Ivanka Yosifova from Sofia has been a regular visitor to the beaches of Halkidiki for the past 10 years. “I can’t wait for the borders to reopen so I can spend my holidays there again. It’s a great place. It’s calm, the sea is clean and the food is good. Bulgarians are really fond of Greece.”
Hundreds of thousands, perhaps millions of tourists on the other side of Greece’s northern border are expected to flock to the country’s beaches in the coming weeks. Should Greece lift its travel restrictions on Italy [reports on June 9 said that Greece will begin to gradually lift restrictions on Italian travelers], then thousands of tourists from the neighboring country will be expected to follow suit around August.
“Bulgarians and Romanians are booking campgrounds in Greece en masse. Bulgarians are eager to spend their holidays in Greece. A distance of 6 meters must be maintained between tents,” said a report on a local website.

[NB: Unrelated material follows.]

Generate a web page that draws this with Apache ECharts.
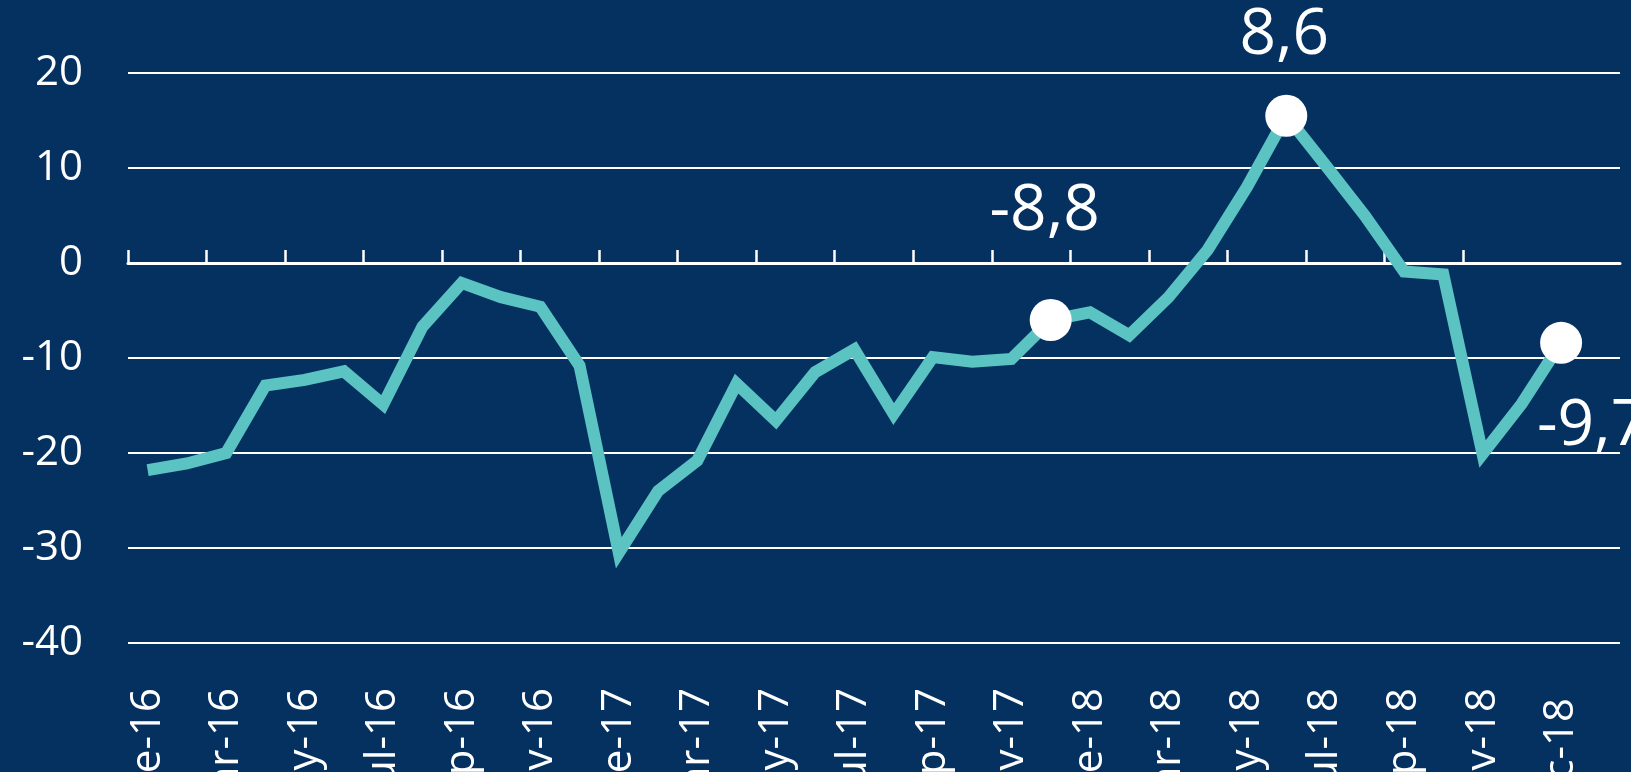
<!DOCTYPE html>
<html>
<head>
<meta charset="utf-8">
<title>Indicador mensual</title>
<script src="https://cdn.jsdelivr.net/npm/echarts@6/dist/echarts.min.js"></script>
<style>
  html, body { margin: 0; padding: 0; background: #053160; }
  #main { width: 1631px; height: 772px; }
</style>
</head>
<body>
<div id="main"></div>
<script>
// etiquetas del eje x (una por punto, vacias las que no se rotulan)
var tickLabels = ['ene-16', '', 'mar-16', '', 'may-16', '', 'jul-16', '', 'sep-16', '', 'nov-16', '',
  'ene-17', '', 'mar-17', '', 'may-17', '', 'jul-17', '', 'sep-17', '', 'nov-17', '',
  'ene-18', '', 'mar-18', '', 'may-18', '', 'jul-18', '', 'sep-18', '', 'nov-18', '', 'dic-18'];

var values = [-21.8, -21.1, -20.0, -12.9, -12.3, -11.4, -14.9, -6.7, -2.1, -3.6, -4.6, -10.8,
  -30.5, -24.0, -20.8, -12.7, -16.6, -11.5, -9.1, -15.9, -9.9, -10.4, -10.1, -6.0,
  -5.2, -7.6, -3.6, 1.4, 8.0, 15.5, 10.3, 5.0, -0.9, -1.2, -20.1, -14.8, -8.4];

// puntos destacados y su texto
var markIdx = [23, 29, 36];
var markText = ['-8,8', '8,6', '-9,7'];

var FONT = '"Open Sans", "Noto Sans", sans-serif';

var chart = echarts.init(document.getElementById('main'));

var labelOffsets = [[-6, -108], [-2, -80], [31, 84]];
var markData = markIdx.map(function (i, k) {
  return {
    value: [i, values[i]],
    label: { formatter: markText[k], offset: labelOffsets[k] }
  };
});

var tickSpots = [];
for (var t = 0; t <= 34; t += 2) tickSpots.push(t);

chart.setOption({
  backgroundColor: '#053160',
  animation: false,
  grid: { left: 128, right: 11, top: 73, bottom: 129, containLabel: false, outerBoundsMode: 'none' },
  xAxis: [{
    type: 'category',
    data: tickLabels,
    max: 37,
    boundaryGap: true,
    position: 'bottom',
    axisLine: { show: false, onZero: false },
    axisTick: { show: false },
    splitLine: { show: false },
    axisLabel: {
      interval: 0,
      rotate: 90,
      margin: 45,
      color: '#ffffff',
      fontSize: 42,
      fontFamily: FONT,
      formatter: function (v, i) {
        return i === 36 ? '{d|' + v + '}' : v;
      },
      rich: {
        d: { color: '#ffffff', fontSize: 42, fontFamily: FONT, padding: [0, 10, 0, 0] }
      }
    }
  }, {
    type: 'value',
    min: 0,
    max: 38,
    interval: 2,
    axisLine: { show: true, onZero: true, lineStyle: { color: '#ffffff', width: 3 } },
    axisTick: { show: true, length: 13, customValues: tickSpots, lineStyle: { color: '#ffffff', width: 2.5 } },
    axisLabel: { show: false },
    splitLine: { show: false }
  }],
  yAxis: {
    type: 'value',
    min: -40,
    max: 20,
    interval: 10,
    axisLine: { show: false },
    axisTick: { show: false },
    axisLabel: { color: '#ffffff', fontSize: 42, fontFamily: FONT, margin: 45 },
    splitLine: { lineStyle: { color: '#ffffff', width: 2 } }
  },
  series: [{
    type: 'line',
    xAxisIndex: 0,
    data: values,
    symbol: 'none',
    lineStyle: { color: '#5bc4c2', width: 12, join: 'miter', cap: 'butt' },
    z: 3
  }, {
    type: 'scatter',
    xAxisIndex: 0,
    data: markData,
    symbol: 'circle',
    symbolSize: 42,
    itemStyle: { color: '#ffffff', opacity: 1 },
    label: {
      show: true,
      position: 'inside',
      color: '#ffffff',
      fontSize: 64,
      fontFamily: FONT
    },
    z: 5
  }]
});
</script>
</body>
</html>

“The only way to stop the Bulgarians from going to Greece for holidays is to chain them up,” said Nikolay Vitanov, a member of the country’s scientific committee tasked with managing the coronavirus outbreak. A poll conducted by Bulgaria’s BTA news agency found that two in three Bulgarians planning to travel outside their country this year would visit Greece.
Greece tops the list of tourism destinations for Bulgarians, Serbs, Romanians and North Macedonians. It is estimated that between 8 and 10 million Balkan tourists flocked to resorts along the Thrace coastline, Asprovalta, Halkidiki, Pieria, Thessaloniki, Epirus, the island of Thassos and the Sporades cluster in the northwestern Aegean as well as the Ionian islands last year. Meanwhile, about 3.5 million visitors from Bulgaria, Romania and Ukraine crossed the Makaza-Nymfaia checkpoint in Rodopi.
Greece’s northern neighbors are close enough to travel those familiar, beautiful and coronavirus-free tourism resorts without having to fly.
Tourism businesses in northern Greece are working around the clock to welcome visitors from the Balkans in accordance with formal guidelines. Demand for campgrounds is strong.
“Tourists feel safer here: They have their camper trailers or tents and they don’t have to pack into large hotels,” says Antonis Stamboulidis, director at Armenistis.
Representatives from 35 campgrounds recently sent a joint petition to the Tourism Ministry asking that the obligatory distance between camper trailers be reduced from 3 meters, as laid out in the government directive, to 1.5 meters.
Hoteliers and owners of vacation rentals in the area are also hastening to get ready, hoping that guests from neighboring countries will provide some relief to the crisis-hit sector.
Serbian holidaymakers are expected to return this year to Kassandra (in Halkidiki), Corfu, Skiathos and Rhodes.
Montenegro’s decision to not open the border with Serbia this year due to coronavirus fears is expected to boost the wave toward Greece.
Meanwhile, the beaches of Platamonas, Peraia (in Thessaloniki) and Halkidiki are a popular destination for tourists from North Macedonia. “Everyone here is talking about when they will be able to travel to Greece,” a Skopje-based journalist said.
Turkey’s coastal resorts are also offering attractive packages to Balkan tourists, but their appeal is for the time overshadowed by the country’s coronavirus figures.